» **REQUIREMENT**: Look through the material and tally each line bearing the word "this". Give only the total.

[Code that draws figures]
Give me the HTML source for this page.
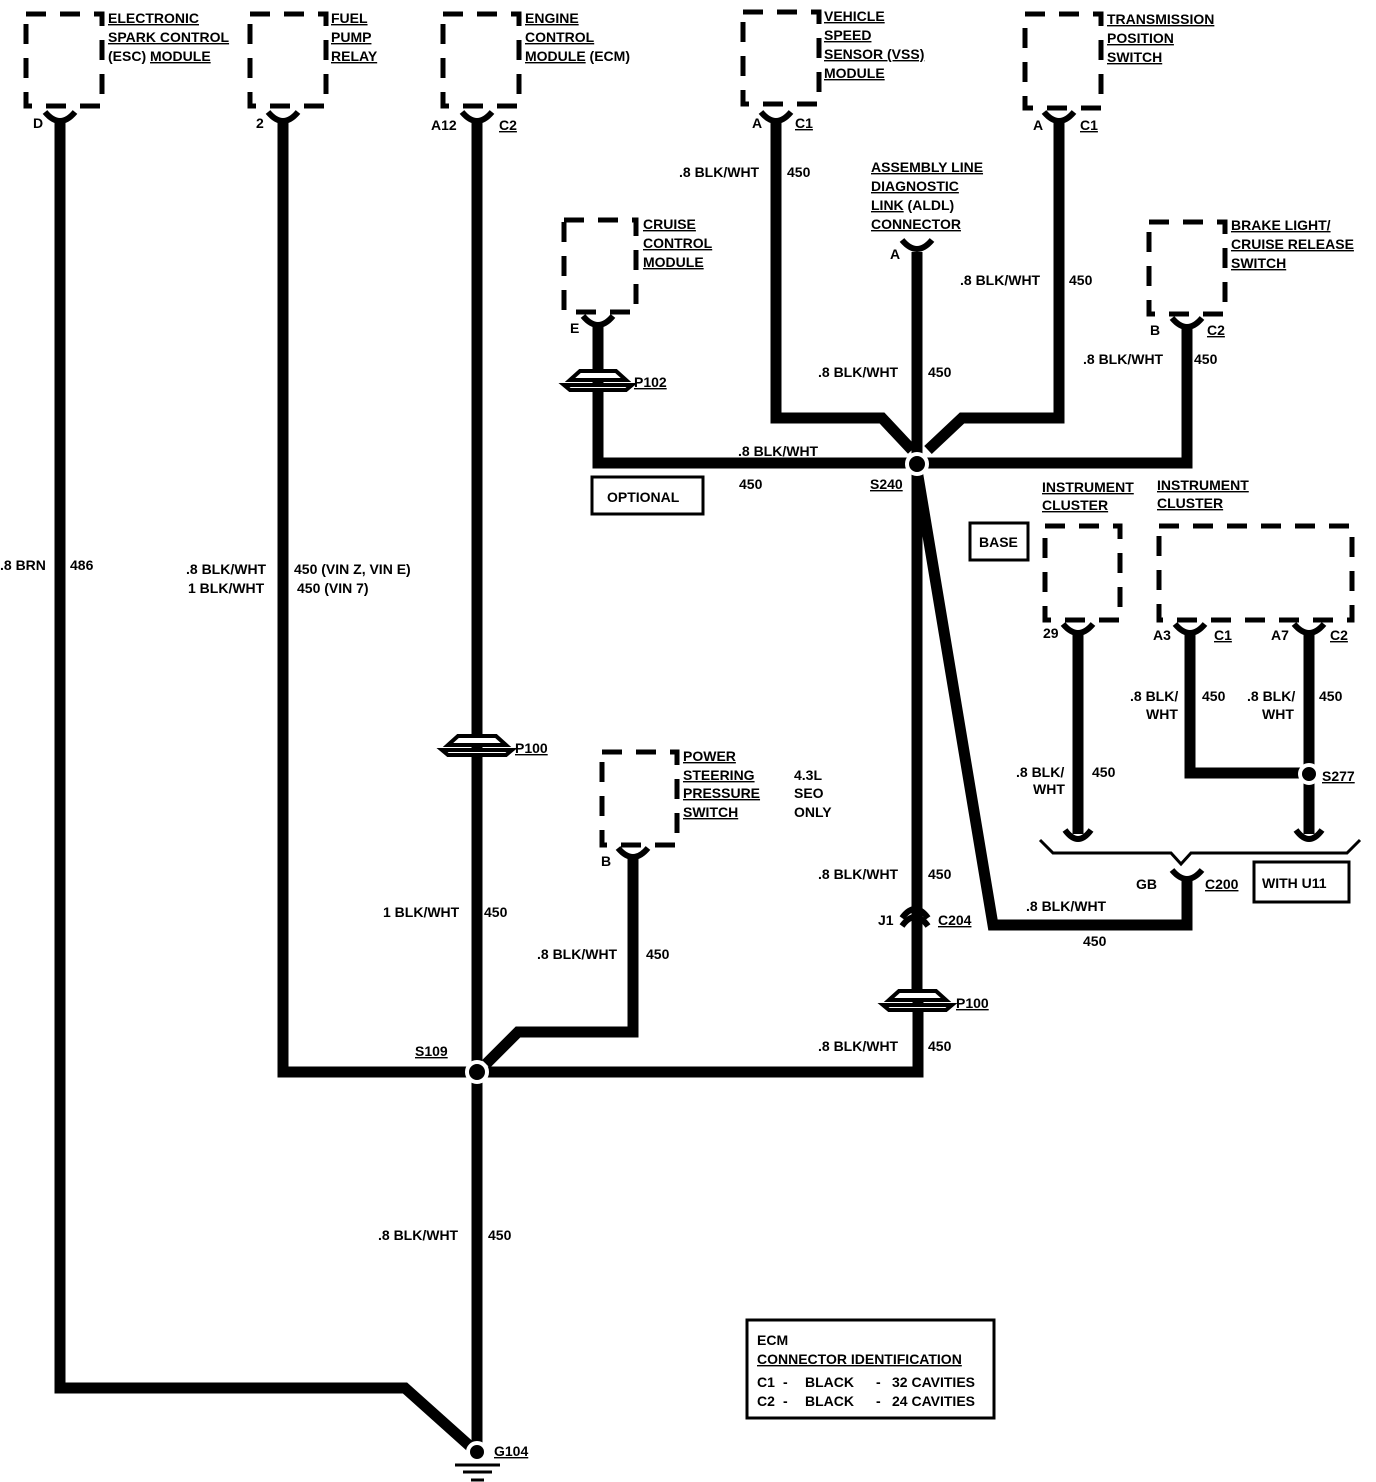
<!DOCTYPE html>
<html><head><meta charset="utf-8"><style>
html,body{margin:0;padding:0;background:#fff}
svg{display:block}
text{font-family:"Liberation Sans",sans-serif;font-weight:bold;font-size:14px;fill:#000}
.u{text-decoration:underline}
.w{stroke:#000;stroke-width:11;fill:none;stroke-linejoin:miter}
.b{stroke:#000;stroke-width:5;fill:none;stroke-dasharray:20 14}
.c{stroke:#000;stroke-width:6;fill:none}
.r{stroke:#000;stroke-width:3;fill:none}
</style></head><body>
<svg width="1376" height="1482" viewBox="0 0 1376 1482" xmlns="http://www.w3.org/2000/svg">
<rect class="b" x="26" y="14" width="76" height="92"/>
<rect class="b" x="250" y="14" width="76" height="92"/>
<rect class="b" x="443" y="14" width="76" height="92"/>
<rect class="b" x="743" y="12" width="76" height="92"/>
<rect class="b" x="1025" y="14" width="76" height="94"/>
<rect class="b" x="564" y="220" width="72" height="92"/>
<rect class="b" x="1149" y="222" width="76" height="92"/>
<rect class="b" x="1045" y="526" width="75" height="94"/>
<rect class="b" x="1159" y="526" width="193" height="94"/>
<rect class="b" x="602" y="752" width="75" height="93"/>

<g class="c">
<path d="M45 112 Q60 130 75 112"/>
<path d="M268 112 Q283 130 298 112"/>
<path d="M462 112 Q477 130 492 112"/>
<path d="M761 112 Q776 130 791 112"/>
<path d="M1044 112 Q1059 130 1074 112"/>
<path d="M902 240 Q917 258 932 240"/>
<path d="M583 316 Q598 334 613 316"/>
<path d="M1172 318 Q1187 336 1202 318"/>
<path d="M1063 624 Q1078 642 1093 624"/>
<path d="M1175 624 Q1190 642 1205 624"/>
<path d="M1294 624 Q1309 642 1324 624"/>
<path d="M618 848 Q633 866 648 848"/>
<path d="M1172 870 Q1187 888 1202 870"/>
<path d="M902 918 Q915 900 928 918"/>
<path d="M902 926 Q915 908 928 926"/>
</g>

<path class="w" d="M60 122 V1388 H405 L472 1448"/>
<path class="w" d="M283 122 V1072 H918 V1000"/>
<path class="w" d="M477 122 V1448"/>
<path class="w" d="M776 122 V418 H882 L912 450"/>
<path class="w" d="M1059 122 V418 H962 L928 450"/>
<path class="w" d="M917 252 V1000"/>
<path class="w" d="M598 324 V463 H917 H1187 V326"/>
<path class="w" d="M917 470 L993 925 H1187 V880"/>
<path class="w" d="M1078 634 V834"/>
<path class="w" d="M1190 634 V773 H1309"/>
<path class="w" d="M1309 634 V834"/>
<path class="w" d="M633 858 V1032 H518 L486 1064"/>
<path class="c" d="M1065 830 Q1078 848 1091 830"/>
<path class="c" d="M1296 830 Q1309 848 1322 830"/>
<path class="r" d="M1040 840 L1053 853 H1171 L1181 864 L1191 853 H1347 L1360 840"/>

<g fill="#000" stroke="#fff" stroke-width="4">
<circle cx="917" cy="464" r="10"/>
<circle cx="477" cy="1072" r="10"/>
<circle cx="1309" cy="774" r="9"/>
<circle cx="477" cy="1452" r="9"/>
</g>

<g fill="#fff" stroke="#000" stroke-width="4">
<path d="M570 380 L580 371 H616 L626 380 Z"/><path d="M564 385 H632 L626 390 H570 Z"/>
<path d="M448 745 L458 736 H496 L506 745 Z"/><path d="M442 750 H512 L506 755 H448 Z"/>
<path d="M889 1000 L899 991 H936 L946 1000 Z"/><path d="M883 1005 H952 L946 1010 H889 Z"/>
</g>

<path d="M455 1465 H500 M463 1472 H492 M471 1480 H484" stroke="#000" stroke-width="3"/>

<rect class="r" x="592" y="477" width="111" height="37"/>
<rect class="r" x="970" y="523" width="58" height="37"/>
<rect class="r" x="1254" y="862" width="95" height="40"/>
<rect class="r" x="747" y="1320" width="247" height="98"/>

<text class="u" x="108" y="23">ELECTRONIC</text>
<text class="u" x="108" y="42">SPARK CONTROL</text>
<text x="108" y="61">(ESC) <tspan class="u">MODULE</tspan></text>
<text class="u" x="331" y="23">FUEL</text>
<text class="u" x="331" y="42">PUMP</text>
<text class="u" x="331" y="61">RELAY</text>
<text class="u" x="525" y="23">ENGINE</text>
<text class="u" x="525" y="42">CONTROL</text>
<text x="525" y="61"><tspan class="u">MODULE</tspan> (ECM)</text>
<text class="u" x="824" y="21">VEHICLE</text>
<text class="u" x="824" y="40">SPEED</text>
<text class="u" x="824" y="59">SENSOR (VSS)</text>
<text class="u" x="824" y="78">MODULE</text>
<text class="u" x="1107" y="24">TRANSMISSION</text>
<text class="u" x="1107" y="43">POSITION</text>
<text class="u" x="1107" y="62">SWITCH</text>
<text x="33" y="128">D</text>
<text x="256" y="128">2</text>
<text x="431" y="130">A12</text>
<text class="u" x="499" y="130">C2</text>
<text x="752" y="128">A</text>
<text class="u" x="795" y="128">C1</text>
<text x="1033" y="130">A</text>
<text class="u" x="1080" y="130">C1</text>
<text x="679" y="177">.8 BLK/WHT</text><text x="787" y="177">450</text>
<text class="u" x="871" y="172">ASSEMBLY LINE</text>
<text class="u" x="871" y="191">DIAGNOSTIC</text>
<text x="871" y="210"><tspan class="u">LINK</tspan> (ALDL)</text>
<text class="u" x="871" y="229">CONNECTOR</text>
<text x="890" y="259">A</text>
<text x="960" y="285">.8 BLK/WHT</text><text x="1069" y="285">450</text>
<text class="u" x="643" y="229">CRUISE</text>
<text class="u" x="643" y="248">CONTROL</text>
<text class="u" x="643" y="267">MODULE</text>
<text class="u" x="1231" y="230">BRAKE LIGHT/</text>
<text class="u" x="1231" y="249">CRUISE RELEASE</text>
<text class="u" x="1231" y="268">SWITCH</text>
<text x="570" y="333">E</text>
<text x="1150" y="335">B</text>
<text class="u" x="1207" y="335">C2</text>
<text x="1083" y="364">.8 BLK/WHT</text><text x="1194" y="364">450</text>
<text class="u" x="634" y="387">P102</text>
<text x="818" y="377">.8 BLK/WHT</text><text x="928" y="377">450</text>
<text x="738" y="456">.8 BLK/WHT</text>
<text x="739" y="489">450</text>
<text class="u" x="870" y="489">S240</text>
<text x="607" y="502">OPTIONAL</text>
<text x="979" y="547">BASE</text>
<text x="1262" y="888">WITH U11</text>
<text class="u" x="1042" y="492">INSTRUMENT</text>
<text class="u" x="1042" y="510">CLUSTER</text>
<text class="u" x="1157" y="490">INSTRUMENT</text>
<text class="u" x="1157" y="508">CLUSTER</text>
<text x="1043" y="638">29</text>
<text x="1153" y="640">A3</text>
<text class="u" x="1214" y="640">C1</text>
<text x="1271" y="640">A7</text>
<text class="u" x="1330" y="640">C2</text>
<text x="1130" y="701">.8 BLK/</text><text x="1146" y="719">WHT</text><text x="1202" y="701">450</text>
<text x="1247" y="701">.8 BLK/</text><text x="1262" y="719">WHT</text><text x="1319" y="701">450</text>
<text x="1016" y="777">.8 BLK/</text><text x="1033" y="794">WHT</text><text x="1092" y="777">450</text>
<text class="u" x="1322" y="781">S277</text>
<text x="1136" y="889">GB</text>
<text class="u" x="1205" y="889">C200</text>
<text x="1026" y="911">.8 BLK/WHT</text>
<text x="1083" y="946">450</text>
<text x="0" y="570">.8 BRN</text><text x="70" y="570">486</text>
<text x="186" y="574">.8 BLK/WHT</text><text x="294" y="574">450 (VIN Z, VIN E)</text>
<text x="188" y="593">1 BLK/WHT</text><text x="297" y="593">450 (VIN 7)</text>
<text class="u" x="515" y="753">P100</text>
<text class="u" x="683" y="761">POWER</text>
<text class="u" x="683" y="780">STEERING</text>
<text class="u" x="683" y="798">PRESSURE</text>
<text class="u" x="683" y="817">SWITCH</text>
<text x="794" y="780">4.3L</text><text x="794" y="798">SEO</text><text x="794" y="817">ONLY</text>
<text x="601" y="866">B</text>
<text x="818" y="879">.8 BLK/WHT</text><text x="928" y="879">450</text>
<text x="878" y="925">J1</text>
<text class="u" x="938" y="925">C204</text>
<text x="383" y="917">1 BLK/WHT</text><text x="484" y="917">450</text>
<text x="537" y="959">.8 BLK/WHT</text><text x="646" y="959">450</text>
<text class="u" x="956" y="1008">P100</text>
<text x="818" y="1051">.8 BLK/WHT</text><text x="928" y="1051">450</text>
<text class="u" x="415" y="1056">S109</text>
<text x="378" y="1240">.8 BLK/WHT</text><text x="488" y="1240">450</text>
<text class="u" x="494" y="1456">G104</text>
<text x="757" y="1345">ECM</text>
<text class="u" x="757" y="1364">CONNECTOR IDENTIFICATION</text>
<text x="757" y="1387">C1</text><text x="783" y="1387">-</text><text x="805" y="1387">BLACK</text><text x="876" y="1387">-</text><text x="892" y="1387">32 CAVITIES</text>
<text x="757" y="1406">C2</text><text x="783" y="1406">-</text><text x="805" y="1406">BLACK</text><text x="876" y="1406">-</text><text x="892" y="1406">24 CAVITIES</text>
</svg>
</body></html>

--

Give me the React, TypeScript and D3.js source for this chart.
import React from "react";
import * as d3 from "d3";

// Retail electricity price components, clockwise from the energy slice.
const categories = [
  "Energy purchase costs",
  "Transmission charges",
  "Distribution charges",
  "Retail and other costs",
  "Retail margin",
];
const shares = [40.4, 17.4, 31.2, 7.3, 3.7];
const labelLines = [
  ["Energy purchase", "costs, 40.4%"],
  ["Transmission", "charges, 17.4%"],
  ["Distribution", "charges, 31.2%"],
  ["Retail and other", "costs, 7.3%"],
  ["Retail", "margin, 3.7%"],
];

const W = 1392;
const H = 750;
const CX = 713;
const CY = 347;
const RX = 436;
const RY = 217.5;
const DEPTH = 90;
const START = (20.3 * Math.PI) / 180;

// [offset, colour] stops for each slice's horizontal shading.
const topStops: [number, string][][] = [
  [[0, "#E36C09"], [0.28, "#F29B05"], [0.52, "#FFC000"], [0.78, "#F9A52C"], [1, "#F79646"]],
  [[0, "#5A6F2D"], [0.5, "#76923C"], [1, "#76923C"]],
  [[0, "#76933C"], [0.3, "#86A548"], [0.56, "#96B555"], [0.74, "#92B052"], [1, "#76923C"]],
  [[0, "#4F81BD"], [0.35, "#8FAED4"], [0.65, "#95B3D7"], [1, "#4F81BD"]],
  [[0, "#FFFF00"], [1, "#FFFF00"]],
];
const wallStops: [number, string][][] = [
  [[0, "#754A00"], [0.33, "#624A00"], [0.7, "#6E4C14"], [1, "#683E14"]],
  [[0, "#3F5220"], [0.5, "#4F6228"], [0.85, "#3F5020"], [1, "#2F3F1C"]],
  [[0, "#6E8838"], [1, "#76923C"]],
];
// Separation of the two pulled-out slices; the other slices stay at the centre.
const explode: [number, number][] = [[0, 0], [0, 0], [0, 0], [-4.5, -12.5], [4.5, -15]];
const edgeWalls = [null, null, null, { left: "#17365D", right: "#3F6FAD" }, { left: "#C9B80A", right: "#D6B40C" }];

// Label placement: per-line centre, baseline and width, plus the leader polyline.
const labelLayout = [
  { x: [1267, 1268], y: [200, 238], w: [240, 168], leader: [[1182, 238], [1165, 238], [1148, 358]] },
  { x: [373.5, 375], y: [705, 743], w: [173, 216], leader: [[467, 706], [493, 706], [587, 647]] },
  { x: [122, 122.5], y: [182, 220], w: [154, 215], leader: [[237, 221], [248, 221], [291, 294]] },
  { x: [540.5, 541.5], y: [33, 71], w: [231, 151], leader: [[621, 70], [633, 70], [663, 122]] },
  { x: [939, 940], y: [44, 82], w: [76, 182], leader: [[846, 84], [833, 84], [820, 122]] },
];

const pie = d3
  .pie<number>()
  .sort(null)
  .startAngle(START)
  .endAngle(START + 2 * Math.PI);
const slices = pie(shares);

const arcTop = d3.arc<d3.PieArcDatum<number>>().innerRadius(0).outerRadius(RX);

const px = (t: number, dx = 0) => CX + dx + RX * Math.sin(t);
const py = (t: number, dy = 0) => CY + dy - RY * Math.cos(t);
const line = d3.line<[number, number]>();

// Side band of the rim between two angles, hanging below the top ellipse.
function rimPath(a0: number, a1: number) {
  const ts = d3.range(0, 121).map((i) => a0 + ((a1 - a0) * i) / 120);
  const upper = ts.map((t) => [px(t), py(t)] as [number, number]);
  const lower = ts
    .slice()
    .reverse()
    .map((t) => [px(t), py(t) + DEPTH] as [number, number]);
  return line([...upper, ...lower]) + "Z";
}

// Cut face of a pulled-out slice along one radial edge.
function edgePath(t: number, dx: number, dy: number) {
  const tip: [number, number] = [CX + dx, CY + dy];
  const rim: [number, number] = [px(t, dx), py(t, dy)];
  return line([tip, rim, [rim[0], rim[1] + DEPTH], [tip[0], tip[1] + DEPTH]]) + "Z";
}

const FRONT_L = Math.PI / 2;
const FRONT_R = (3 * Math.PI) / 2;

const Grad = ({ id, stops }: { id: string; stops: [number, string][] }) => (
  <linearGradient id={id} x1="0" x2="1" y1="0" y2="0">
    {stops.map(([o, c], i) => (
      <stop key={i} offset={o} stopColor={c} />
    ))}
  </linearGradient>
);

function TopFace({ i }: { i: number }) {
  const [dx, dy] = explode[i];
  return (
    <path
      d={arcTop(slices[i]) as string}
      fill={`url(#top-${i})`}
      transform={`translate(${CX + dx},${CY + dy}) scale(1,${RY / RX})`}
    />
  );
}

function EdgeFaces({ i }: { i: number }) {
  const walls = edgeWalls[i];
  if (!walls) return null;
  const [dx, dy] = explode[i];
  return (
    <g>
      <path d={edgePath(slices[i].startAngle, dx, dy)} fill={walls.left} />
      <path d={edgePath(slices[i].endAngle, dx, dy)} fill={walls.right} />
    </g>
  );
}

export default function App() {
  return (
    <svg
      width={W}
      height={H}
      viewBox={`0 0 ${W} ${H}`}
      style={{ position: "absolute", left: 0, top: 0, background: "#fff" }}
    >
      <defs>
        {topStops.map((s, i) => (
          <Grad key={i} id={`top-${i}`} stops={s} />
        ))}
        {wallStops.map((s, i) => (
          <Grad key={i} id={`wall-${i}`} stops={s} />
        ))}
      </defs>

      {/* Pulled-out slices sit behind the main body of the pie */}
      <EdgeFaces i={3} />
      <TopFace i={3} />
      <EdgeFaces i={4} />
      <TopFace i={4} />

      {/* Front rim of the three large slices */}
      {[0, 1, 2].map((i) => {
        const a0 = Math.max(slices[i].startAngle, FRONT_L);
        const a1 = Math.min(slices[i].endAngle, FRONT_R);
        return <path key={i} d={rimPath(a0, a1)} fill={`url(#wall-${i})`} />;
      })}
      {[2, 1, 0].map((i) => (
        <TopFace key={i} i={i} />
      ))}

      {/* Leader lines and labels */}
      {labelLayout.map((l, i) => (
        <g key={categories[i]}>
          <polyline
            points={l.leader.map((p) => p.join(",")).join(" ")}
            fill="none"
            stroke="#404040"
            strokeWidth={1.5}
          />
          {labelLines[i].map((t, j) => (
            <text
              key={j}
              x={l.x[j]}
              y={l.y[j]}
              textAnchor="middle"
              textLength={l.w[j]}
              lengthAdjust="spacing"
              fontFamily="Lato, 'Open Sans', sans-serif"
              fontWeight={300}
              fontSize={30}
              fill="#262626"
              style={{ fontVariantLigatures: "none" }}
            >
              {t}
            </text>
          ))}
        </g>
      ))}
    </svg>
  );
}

...

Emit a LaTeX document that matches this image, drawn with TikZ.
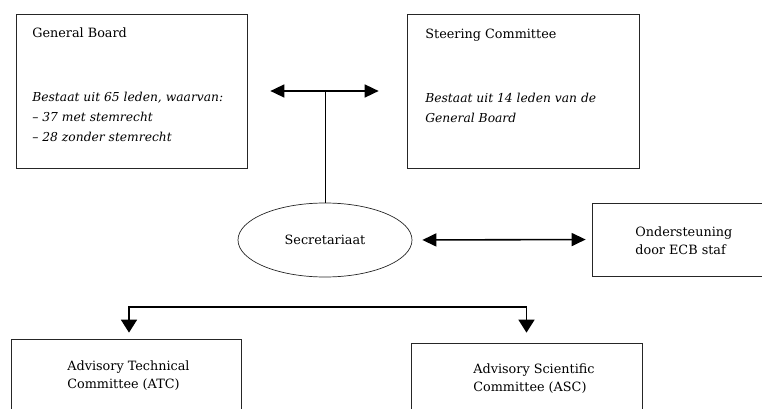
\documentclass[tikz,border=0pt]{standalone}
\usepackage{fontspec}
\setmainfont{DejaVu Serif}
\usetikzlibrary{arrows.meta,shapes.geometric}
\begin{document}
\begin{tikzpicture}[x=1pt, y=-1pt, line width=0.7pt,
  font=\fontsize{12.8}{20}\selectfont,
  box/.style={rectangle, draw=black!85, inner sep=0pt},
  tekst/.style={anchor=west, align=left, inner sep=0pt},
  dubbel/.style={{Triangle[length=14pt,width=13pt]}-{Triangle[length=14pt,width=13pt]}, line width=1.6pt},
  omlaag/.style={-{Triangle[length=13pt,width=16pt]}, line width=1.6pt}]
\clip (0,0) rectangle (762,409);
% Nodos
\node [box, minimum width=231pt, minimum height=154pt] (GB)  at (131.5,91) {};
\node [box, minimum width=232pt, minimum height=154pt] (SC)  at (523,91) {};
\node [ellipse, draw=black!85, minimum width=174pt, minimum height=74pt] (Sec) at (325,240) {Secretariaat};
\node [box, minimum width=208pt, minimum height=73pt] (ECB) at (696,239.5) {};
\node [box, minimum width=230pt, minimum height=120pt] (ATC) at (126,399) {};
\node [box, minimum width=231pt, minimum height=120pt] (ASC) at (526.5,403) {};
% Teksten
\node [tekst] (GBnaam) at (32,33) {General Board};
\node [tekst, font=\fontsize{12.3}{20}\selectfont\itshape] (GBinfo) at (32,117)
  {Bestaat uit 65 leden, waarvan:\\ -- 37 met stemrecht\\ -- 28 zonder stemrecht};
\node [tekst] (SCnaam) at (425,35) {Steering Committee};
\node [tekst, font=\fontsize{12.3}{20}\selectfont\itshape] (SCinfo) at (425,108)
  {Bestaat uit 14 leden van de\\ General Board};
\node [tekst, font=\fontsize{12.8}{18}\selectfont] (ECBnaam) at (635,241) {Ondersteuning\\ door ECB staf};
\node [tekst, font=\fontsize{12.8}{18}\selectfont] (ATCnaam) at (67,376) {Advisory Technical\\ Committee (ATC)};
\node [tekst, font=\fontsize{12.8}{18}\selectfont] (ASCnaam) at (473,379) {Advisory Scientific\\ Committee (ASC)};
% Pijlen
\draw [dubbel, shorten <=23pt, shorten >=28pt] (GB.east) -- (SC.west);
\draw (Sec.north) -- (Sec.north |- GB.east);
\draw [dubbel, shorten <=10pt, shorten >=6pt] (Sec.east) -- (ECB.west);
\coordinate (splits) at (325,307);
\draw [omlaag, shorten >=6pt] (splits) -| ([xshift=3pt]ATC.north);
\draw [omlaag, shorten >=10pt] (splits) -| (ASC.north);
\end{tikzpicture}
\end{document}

» **ANSWER FOR THE TASK**: 3